The strategy has two central tactics, both of which have utilized Israel's operation in Gaza last year as a springboard to achieving a broader aim. The first tactic is to handicap the Israeli military from effectively dealing with the guerrilla and terrorist threats it faces on both its northern border with Lebanon and its southern border with Gaza. The main weapon in this particular battle is the tendentious investigations carried out by human rights groups (Human Rights Watch and Amnesty International in particular), as well as the deeply flawed Goldstone report, which was actually instigated by the OIC.

This campaign has enjoyed some success. Israeli officials are now being harassed abroad by the threat of lawsuits for war crimes, while the IDF Chief of Staff recently issued an order requiring senior officers to consult with legal advisers not only in the planning stage of operations, but also while they are underway. This policy was adopted despite the opposition of a number of commanders, including those in the general staff.

The second tactic is to isolate Israel diplomatically in order to frighten her into a level of suitable malleability. Heavy lobbying by Palestinian sympathizers, NGOs, and human rights groups has scored some considerable successes. The U.K. revoked a number of export licenses for Israeli warships because the Israeli navy had the temerity to use its gunboats during Cast Lead. And trade union boycott campaigns have gathered strength in certain countries, as have academic ones.

This unrelenting pressure has certainly borne fruit. The Obama administration, along with the EU, seems increasingly willing to adopt Palestinian positions on the most crucial issues relating to the conflict. The opposition of the U.S. and the EU to Israeli construction in eastern Jerusalem is a particularly egregious example of how the Palestinian narrative has been completely accepted by major international players without any consideration for the Israeli perspective -- or indeed, historical facts.

But on another level, these tactics have worked against those who strive so hard to advance the Palestinian cause. In trying to hamper Israel's efforts to defend its citizenry and working so tirelessly to isolate the Jewish state, the advocates for a Palestinian state have harmed their own cause by forcing Israelis to the right.

It has largely been forgotten in the stormy few years which have since passed, but in 2006, the Kadima party won a general election on the back of a campaign in which they promised to conduct a unilateral operation from the West Bank. The Israeli left was riding high on a wave of confidence in the simple purity of its new unilateralist strategy, which had been so successful in Gaza, and was seeking to repeat that success and wrap up the whole bloody sixty-year saga.

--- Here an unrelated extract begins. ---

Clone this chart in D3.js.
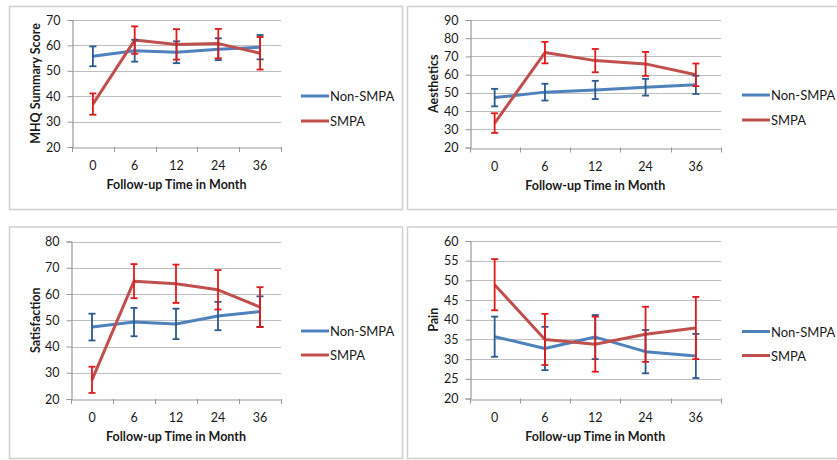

But that election was fought before the abduction of Shalit and the militarization of the Gaza Strip following the 2005 disengagement. The 2006 election took place before Hezbollah initiated the Second Lebanon War and bombarded northern Israel with four thousand rockets. And Kadima won that election before Hamas shelled southern Israel with seven thousand rockets and mortars. These events ensured that the prospect of further unilateral Israeli withdrawals became untenable, even for the Kadima-led government.

Because of the failure of unilateralism, Ehud Olmert was forced to return to traditional diplomacy. He tried to reinvigorate the peace through the Annapolis track, and ultimately an offer to Mahmoud Abbas consisting of concessions never before proffered by an Israeli prime minister. But throughout the tenure of probably the most dovish Israeli government ever, Israel's international antagonists merely piled on the pressure; the investigations, condemnations, and UNHRC resolutions were ceaseless. Instead of applying pressure on the Palestinians, and particularly Hamas in Gaza, to make the 2005 disengagement work, these hostile entities subjected Israel to interminable diplomatic assault while she faced constant bombardment in the south.

Given the level of violence directed towards Israel in the three years of Olmert's time in office combined with the failure of the international community to stand up for Israel's right to self-defense, the shift of the Israeli electorate to the right was inevitable. During the period of the Kadima-led government, the international community needed to vigorously denounce Hamas's militarization of Gaza and its persistent shelling of Israeli civilians. The U.S., EU, and U.N. should have acted strenuously to halt the smuggling of huge quantities of arms into Gaza, just as they should have acted with more resolve to prevent the massive rearmament of Hezbollah following the Second Lebanon War. In short, the international community needed to inspire some level of confidence that should further Israeli territorial concessions result in new waves of artillery bombardment, Israel would be supported in its efforts to defend its citizens.

Had any of this been done, then Israelis may have felt slightly less inclined to boot out the most conciliatory government in its history. Unfortunately for the Palestinians, the sentiment that brought Ehud Olmert to power and allowed him to make the concessions he did no longer exists. The Israeli public, cognizant of growing security dangers and extremely hostile sentiment abroad, moved to the right, as it always does when it the possibility of violence against it increases.

If advocates of a Palestinian state sincerely wish to advance their goals, isolating Israel is possibly the worst strategy to adopt. Nothing will ever change if Israelis feel that by making more concessions, they will endanger the security of their state.

During Operation Cast Lead, antiwar demonstrators in London cried, "We are all Hamas now!" If those who so strongly support the Palestinians' cause continue to identify with the nihilists of Gaza who, as was reiterated last month by Ismail Haniyeh, do not seek accommodation with the Jewish state, but rather its destruction, then Israel will never feel secure enough to give up more territory. If, on the other hand, the fervent champions of a Palestinian state realize that they too must insist on and fight for Israeli security and its right to defend its citizens, then diplomatic progress might be much quicker than it has been of late.